By Aaron Boehlert
This weekend, I went to the Art Gallery of Ontario to check out the Abstract Expressionist (AbEx) retrospective, on loan from the Museum of Modern Art in New York. In 2004, the AGO underwent a massive renovation/expansion, spearheaded by renowned Canadian architect Frank Gehry, and called TransformationAGO. The finished product is absolutely beautiful, with abundant natural light and spacious galleries. However, the AGO has not seen any exhibits of the relative artistic importance of AbEx since its renovation.
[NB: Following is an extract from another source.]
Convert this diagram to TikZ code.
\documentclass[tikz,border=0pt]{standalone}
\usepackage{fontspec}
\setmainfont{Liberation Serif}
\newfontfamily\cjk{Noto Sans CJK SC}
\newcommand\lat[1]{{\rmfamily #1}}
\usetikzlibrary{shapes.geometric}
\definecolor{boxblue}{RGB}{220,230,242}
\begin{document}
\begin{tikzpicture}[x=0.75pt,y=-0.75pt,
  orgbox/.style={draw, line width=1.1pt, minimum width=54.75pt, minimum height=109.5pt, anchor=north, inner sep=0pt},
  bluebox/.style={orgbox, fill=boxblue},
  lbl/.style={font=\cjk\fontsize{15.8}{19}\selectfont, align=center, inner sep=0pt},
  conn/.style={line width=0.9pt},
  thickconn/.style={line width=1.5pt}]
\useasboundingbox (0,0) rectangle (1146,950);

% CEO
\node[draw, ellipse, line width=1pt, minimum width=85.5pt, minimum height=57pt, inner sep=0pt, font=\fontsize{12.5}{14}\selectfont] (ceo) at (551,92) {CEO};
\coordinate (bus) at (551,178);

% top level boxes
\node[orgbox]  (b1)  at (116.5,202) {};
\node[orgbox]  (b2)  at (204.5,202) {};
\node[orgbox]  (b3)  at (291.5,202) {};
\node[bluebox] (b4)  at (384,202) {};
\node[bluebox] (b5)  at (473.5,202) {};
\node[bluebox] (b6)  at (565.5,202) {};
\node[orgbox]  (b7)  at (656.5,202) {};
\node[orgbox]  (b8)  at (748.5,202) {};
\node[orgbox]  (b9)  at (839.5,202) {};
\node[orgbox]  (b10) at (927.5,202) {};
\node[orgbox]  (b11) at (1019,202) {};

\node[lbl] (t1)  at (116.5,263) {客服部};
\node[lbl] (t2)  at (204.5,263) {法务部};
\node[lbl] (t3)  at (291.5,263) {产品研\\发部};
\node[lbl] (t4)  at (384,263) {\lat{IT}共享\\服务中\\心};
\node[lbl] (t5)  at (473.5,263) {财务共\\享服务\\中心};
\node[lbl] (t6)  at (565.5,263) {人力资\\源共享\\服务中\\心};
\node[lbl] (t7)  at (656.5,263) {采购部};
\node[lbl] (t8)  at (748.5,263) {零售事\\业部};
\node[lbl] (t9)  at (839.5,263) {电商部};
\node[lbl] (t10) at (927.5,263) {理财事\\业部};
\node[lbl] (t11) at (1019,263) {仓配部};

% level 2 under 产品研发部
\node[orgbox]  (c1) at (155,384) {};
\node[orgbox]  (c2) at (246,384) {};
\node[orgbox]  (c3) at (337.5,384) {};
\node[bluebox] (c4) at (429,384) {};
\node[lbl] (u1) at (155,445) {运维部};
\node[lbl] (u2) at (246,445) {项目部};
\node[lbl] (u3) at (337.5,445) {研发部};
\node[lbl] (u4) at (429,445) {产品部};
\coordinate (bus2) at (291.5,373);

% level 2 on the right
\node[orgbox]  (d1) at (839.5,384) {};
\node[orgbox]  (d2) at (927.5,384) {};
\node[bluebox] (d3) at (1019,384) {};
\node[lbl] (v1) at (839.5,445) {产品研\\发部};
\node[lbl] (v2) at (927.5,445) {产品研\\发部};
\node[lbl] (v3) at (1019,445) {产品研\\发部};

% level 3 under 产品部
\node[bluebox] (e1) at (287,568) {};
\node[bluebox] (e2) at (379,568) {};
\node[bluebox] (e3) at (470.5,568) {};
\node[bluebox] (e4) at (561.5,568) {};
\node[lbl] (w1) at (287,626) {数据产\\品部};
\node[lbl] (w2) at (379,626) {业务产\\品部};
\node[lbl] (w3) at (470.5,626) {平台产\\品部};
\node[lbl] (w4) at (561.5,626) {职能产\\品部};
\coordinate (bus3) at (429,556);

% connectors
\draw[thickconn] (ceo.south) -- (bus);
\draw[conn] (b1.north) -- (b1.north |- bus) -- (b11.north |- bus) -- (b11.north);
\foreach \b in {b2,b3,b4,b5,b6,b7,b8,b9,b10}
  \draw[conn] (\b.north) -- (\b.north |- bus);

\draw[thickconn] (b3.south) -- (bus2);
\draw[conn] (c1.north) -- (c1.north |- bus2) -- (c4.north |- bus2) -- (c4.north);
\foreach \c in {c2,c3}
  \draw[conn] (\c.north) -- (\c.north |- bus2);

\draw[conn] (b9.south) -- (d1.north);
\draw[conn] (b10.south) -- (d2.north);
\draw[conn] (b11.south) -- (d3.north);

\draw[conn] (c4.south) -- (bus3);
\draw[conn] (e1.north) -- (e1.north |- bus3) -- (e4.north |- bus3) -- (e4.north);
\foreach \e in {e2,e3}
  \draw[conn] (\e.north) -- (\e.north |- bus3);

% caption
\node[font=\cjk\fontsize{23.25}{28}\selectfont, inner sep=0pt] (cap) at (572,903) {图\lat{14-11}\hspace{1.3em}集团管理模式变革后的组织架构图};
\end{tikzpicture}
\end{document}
Needless to say, I was extremely excited to see the works of Rothko, Pollock, Krasner, among others, in this ethereal space. However, when I arrived on Sunday afternoon and walked up that fantastic staircase in the atrium, I was underwhelmed. The exhibit was hosted in a series of disjointed rooms of dissimilar sizes, some works crowded practically atop others, fighting for space on the white walls. ‘Room 6’, for instance, featured about a dozen Jackson Pollocks, the significance of which as part of a retrospective were lost due to their too-close proximity to one another. The exhibition was mounted somewhat awkwardly on the second floor and not, as I had expected, near the bright Galleria Italia, whose light would have certainly done the works justice and evoked the light in which they were painted.
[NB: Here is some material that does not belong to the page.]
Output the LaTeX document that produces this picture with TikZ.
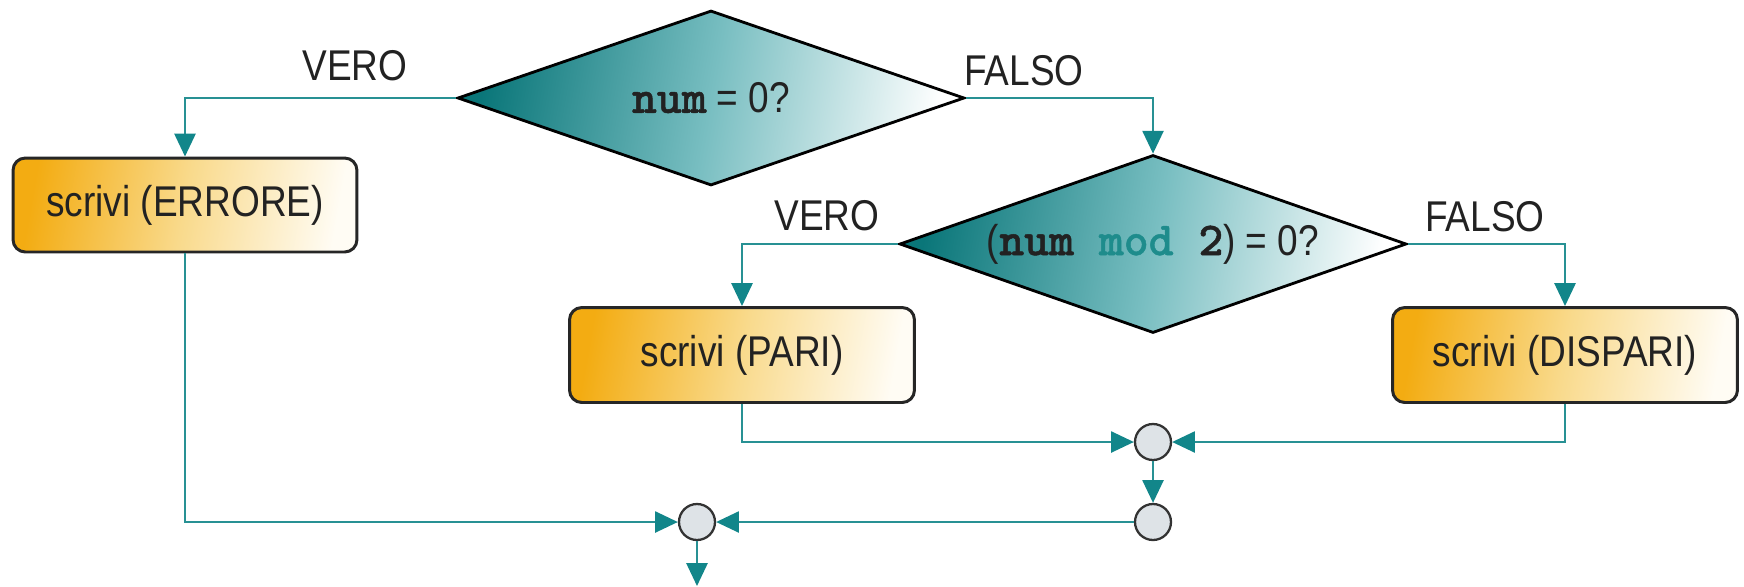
\documentclass[tikz,border=0pt]{standalone}
\usepackage{fontspec}
\setmainfont{Liberation Sans}[FakeStretch=0.86]
\newfontfamily\codefont{lmmonolt10-bold.otf}[FakeBold=1]
\usetikzlibrary{shapes.geometric,arrows.meta}

\definecolor{linkteal}{RGB}{40,145,148}
\definecolor{tipteal}{RGB}{18,134,138}
\definecolor{deepteal}{RGB}{10,118,121}
\definecolor{midteal}{RGB}{120,190,193}
\definecolor{codeteal}{RGB}{30,140,140}
\definecolor{boxorange}{RGB}{243,172,18}
\definecolor{boxmid}{RGB}{249,218,140}
\definecolor{boxpale}{RGB}{255,252,244}
\definecolor{joinfill}{RGB}{222,227,231}
\definecolor{inktext}{RGB}{34,34,34}

\newcommand{\code}[1]{{\fontsize{27}{30}\selectfont\codefont #1}}

\tikzset{
  decision/.style={diamond, aspect=2.85, draw=black, line width=1.6pt, inner sep=0pt,
    left color=deepteal, right color=white, middle color=midteal,
    shading angle=80, text=inktext},
  action/.style={rectangle, rounded corners=7pt, draw=black!85, line width=1.7pt,
    left color=boxorange, right color=boxpale, middle color=boxmid,
    shading angle=80, minimum width=6.9cm, minimum height=1.9cm, text=inktext},
  joint/.style={circle, draw=black!80, line width=1.3pt, fill=joinfill,
    minimum size=0.72cm, inner sep=0pt},
  flow/.style={draw=linkteal, line width=1.3pt,
    -{Triangle[length=13pt,width=12pt,fill=tipteal,color=tipteal]}},
  branch/.style={text=inktext, inner sep=0pt},
}

\begin{document}
\begin{tikzpicture}[x=0.02cm, y=-0.02cm, font=\fontsize{24.5}{28}\selectfont]
  \useasboundingbox (0,0) rectangle (1744,586);

  % decisions
  \node[decision, minimum width=10.14cm, minimum height=3.5cm] (d1) at (711,98)
    {\code{num} = 0?};
  \node[decision, minimum width=10.14cm, minimum height=3.56cm] (d2) at (1153,244)
    {(\code{num \textcolor{codeteal}{mod} 2}) = 0?};

  % actions
  \node[action, minimum width=6.88cm, minimum height=1.88cm] (err) at (185,205) {scrivi (ERRORE)};
  \node[action] (pari) at (742,355) {scrivi (PARI)};
  \node[action] (disp) at (1565,355) {scrivi (DISPARI)};

  % junctions
  \node[joint] (j1) at (1153,442) {};
  \node[joint] (j2) at (1153,522) {};
  \node[joint] (j3) at (697,522) {};
  \coordinate (out) at (697,586);

  % branch labels
  \node[branch] at (355,66) {VERO};
  \node[branch] at (1024,71) {FALSO};
  \node[branch] at (827,216) {VERO};
  \node[branch] at (1485,217) {FALSO};

  % connectors
  \draw[flow] (d1.west) -| (err.north);
  \draw[flow] (d1.east) -| (d2.north);
  \draw[flow] (d2.west) -| (pari.north);
  \draw[flow] (d2.east) -| (disp.north);
  \draw[flow] (pari.south) |- (j1.west);
  \draw[flow] (disp.south) |- (j1.east);
  \draw[flow] (j1.south) -- (j2.north);
  \draw[flow] (j2.west) -- (j3.east);
  \draw[flow] (err.south) |- (j3.west);
  \draw[flow] (j3.south) -- (out);
\end{tikzpicture}
\end{document}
The paintings themselves were absolute gems, for the most part. Some highlights included an enigmatic Joan Mitchell, alone on a wall, some provocative Rothkos, and some unexpected pieces by Lee Krasner, the wife of Jackson Pollock. Overall, the retrospective is worth seeing, though I think the AGO would do better, in the future, to relocate the works of ‘Canadian Masters’ to the back galleries, letting important retrospectives like these take advantage of the front space’s great natural light.